Harry Wilson had EIGHT attempts on goal today. But for Jordan Pickford, he could have scored from, at least, two of them. Why was HE substituted?
Fans have been asking for weeks: What happened to Josh King? Ryan Sessegnon made a bizarre statement, mid-week, that King needs to stay at Fulham. Why? Was there some rumbling that the kid wasn’t happy at his lack of playing time? At Silva’s presser, he was irritated at the suggestion that King would only get a chance if other players were injured.
Then, shazam! The kid is back in the squad and, to boot, gets 7 or 8 minutes to keep him happy.
I have no idea if King is going to be the player that Silva says he will be. To me, he is in desperate need of bulking up to be able to play in the Premiership but any player that has the ability to take defenders on is something that we badly need. As it happens, it was Godo who impressed the most in his cameo. I’m not suggesting he is the answer but it seems strange that we had a natural left winger who has barely been seen this season when we have been crying out for one ever since Nelson was injured.

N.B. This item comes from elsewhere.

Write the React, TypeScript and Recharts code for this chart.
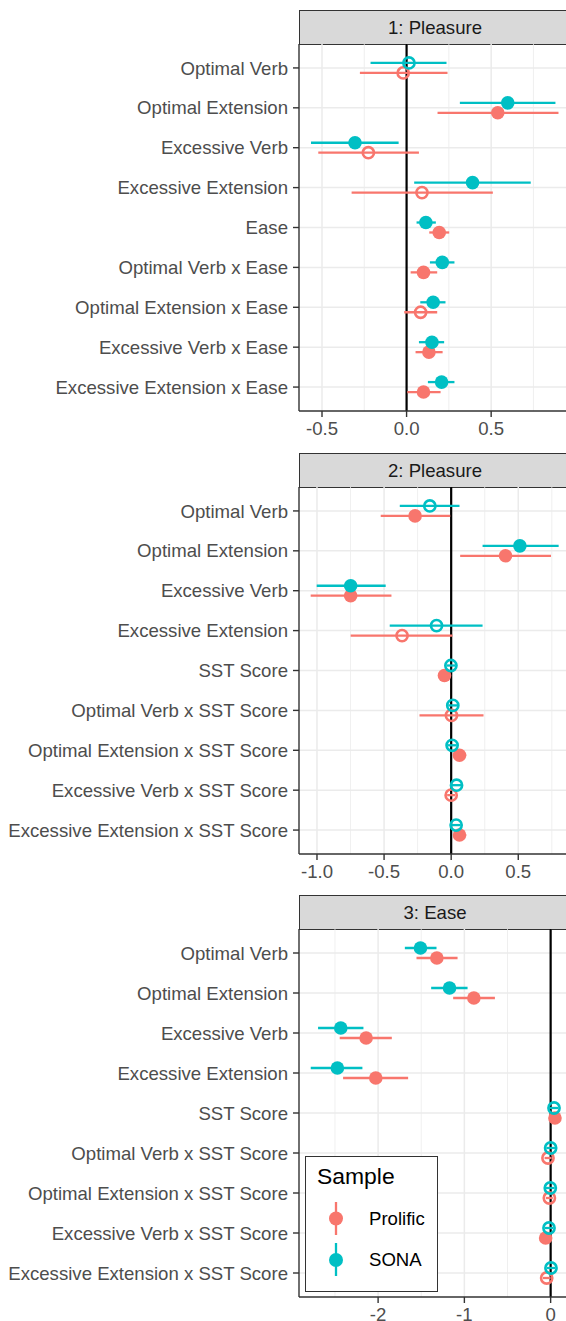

Bottom line, we are a mid-table team with coaches whose technical ability needs to be questioned. We have players -too many to name -who are simply not good enough to sustain a full Premiership season. We lack tactical nous in basic areas and players with the ability to carry out fundamental tasks. We lack a leader on the pitch.
None of this is new. It has been apparent for a very long time and the man at the helm, Marco Silva, needs to shoulder the blame and seriously ask himself if he can truly take the club further; whether, in fact, he is willing to admit his faults and make the changes that are needed or, as has happened throughout his career, his tactics and player favouritism have got him to a point where things simply cannot improve.
If he decides to stay, we need a clear out in personnel, an influx of quality and a change in playing philosophy and, if that happens, we might genuinely be looking at doing more than just settling for an additional point tally on our previous season that allows us to pretend that we are making progress.